Direktur Eksekutif Sindikasi Pemilu dan Demokrasi (SPD) August Mellaz di Gedung KPU, Jakarta, Jumat (11/1/2019), menilai, angka surat suara tidak sah dalam pemilu serentak legislatif maupun presiden pada 17 April mendatang berpotensi naik. Hal ini tidak terlepas dari jumlah pemilih dalam DPT yang meningkat dibandingkan Pemilu 2014.
"Pada Pemilu Serentak 2019 ini, tingkat partisipasi masyarakat mungkin akan meningkat. Tetapi gerusan dari suara tidak sah juga kemungkinan akan meningkat karena kompleksitas (pemilu)," ujar August.

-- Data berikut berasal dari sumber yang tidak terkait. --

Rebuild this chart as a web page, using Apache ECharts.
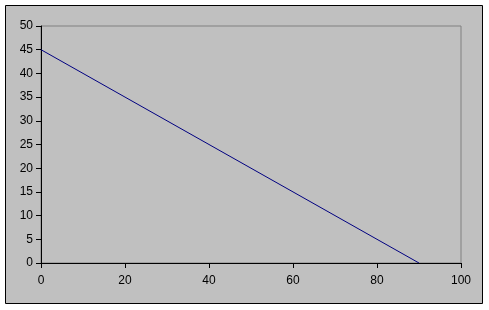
<!DOCTYPE html>
<html><head><meta charset="utf-8">
<script src="https://cdn.jsdelivr.net/npm/echarts@6/dist/echarts.min.js"></script>
<style>html,body{margin:0;padding:0;background:#fff}#c{width:489px;height:310px}</style>
</head><body><div id="c"></div>
<script>
const xValues = [0, 90];
const yValues = [45, 0];
const xTicks = [0, 20, 40, 60, 80, 100];
const yTicks = [0, 5, 10, 15, 20, 25, 30, 35, 40, 45, 50];

const chart = echarts.init(document.getElementById('c'), null, {renderer: 'canvas'});
chart.setOption({
  animation: false,
  backgroundColor: '#ffffff',
  graphic: [{
    type: 'rect', z: -10, silent: true,
    shape: {x: 5.5, y: 5.5, width: 477, height: 298},
    style: {fill: '#c0c0c0', stroke: '#000', lineWidth: 1}
  }],
  grid: {left: 41, top: 26, right: 28, bottom: 47, show: true, backgroundColor: 'transparent', borderColor: '#808080', borderWidth: 1},
  xAxis: {
    type: 'value', min: xTicks[0], max: xTicks[xTicks.length-1], interval: 20,
    axisLine: {show: true, lineStyle: {color: '#000', width: 1}},
    axisTick: {show: true, length: 5, lineStyle: {color: '#000'}},
    axisLabel: {color: '#000', fontFamily: 'Arial, "Liberation Sans"', fontSize: 12, margin: 12},
    splitLine: {show: false}
  },
  yAxis: {
    type: 'value', min: yTicks[0], max: yTicks[yTicks.length-1], interval: 5,
    axisLine: {show: true, lineStyle: {color: '#000', width: 1}},
    axisTick: {show: true, length: 5, lineStyle: {color: '#000'}},
    axisLabel: {color: '#000', fontFamily: 'Arial, "Liberation Sans"', fontSize: 12, margin: 8},
    splitLine: {show: false}
  },
  series: [{
    type: 'line',
    data: xValues.map((x, i) => [x, yValues[i]]),
    showSymbol: false,
    lineStyle: {color: '#000080', width: 1}
  }]
});
</script></body></html>
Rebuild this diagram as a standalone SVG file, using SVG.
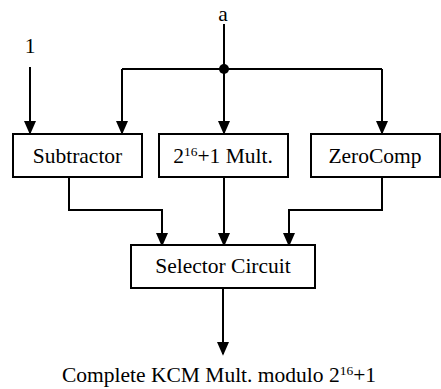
<svg xmlns="http://www.w3.org/2000/svg" width="441" height="389" viewBox="0 0 441 389">
<defs>
<marker id="ah" markerWidth="14" markerHeight="16" refX="14" refY="7" orient="auto" markerUnits="userSpaceOnUse" viewBox="0 0 16 14">
<path d="M0,0 L16,7 L0,14 Z" fill="#000"/>
</marker>
<style>
.ln{fill:none;stroke:#000;stroke-width:2;marker-end:url(#ah)}
.pl{fill:none;stroke:#000;stroke-width:2}
.bx{fill:#fff;stroke:#000;stroke-width:2}
.sup{font-size:13.5px}
</style>
</defs>
<rect width="441" height="389" fill="#fff"/>
<g id="connectors">
<path class="pl" d="M224,24 V69"/>
<path class="pl" d="M122,69 H382"/>
<circle cx="224" cy="69" r="5" fill="#000"/>
<path class="ln" d="M30,67 V133"/>
<path class="ln" d="M122,69 V133"/>
<path class="ln" d="M224,69 V133"/>
<path class="ln" d="M382,69 V133"/>
<path class="ln" d="M69,177 V210 H162 V245"/>
<path class="ln" d="M224,177 V245"/>
<path class="ln" d="M382,177 V210 H289 V245"/>
<path class="ln" d="M223,288 V354"/>
</g>
<g font-family="'Liberation Serif', 'Times New Roman', serif" font-size="21.5" fill="#000" text-anchor="middle">
<g id="in-a"><text x="223" y="21">a</text></g>
<g id="in-1"><text x="30" y="53">1</text></g>
<g id="subtractor"><rect class="bx" x="13" y="134" width="129" height="43"/><text x="77.5" y="163">Subtractor</text></g>
<g id="mult"><rect class="bx" x="159" y="134" width="129" height="43"/><text x="223" y="163">2<tspan class="sup" dy="-7">16</tspan><tspan dy="7">+1 Mult.</tspan></text></g>
<g id="zerocomp"><rect class="bx" x="311" y="134" width="129" height="43"/><text x="375" y="163">ZeroComp</text></g>
<g id="selector"><rect class="bx" x="131" y="245" width="184" height="43"/><text x="223" y="273">Selector Circuit</text></g>
<g id="output"><text x="219" y="382">Complete KCM Mult. modulo 2<tspan class="sup" dy="-7">16</tspan><tspan dy="7">+1</tspan></text></g>
</g>
</svg>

Untuk pertama kalinya, rakyat Indonesia akan memberikan hak pilihnya dalam Pemilu Legislatif dan Presiden serentak pada 17 April 2019. Artinya, pemilih akan menerima sekaligus surat suara untuk memilih anggota DPRD kabupaten/kota, DPRD provinsi, DPR, Dewan Perwakilan Daerah (DPD), dan presiden.
Berkaca dari hal tersebut, menurut August, KPU perlu menjadikan isu surat suara tidak sah sebagai perhatian dalam pemilu. Sebab, KPU dan masyarakat sulit mendeteksi penyebab surat suara tidak sah karena kerahasiaan pemilih saat berada di bilik suara.
"14 juta suara tidak sah pada Pemilu 2014 itu sangat signifikan. Kami berharap KPU bisa memetakan masalah ini karena belum sepenuhnya terpotret dan mencari formulasinya. Dalam sisa waktu tiga bulan ini mungkin akan sulit bagi KPU karena konsentrasi mereka akan terbelah dengan jalannya debat, logistik, dan permasalahan lainnya," ungkapnya.
Berkait hal ini, Anggota KPU Hasyim Asyari menduga, banyaknya surat suara tidak sah pada Pemilu Legislatif 2014 karena kerumitan saat pemilih akan menentukan pilihannya di bilik suara. Surat suara pileg memang lebih kompleks karena lebar dan memuat berbagai partai politik hingga nama-nama calon anggota legislatif yang berkontestasi. Adapun kertas suara pilpres lebih sederhana karena hanya memuat dua pilihan nama paslon.
Untuk menyikapi hal tersebut, kata Hasyim, KPU sedang mengumpulkan hasil riset dan survei dari media massa maupun lembaga riset terkait pengetahuan masyarakat di daerah tentang pemilu. Dari data tersebut, KPU akan lebih intens dan masif untuk menyosialisasikan tentang kepemiluan, seperti tata cara memilih pada surat suara.
Selain itu, Hasyim optimistis keikutsertaan pemilih dalam pemilu 2019 akan mencapai target 77,5 persen. Menurut dia, kecenderungan orang memilih lebih tinggi padapemilu serentak di tingkat nasional seperti DPR, DPD, dan presiden.
"Keikutsertaan pemilih dipengaruhi oleh faktor politik, yakni umumnya orang memilih karena profil calon dan isu dalam kampanye. Orang memilih juga karena faktor desain kepemiluan. Orang lebih antusias dengan Pilpres yang tingkatnya nasional dibandingkan Pilkada. Peserta pemilu juga akan mengerahkan segala sumber dayanya pada pemilu tingkat nasional ini," katanya.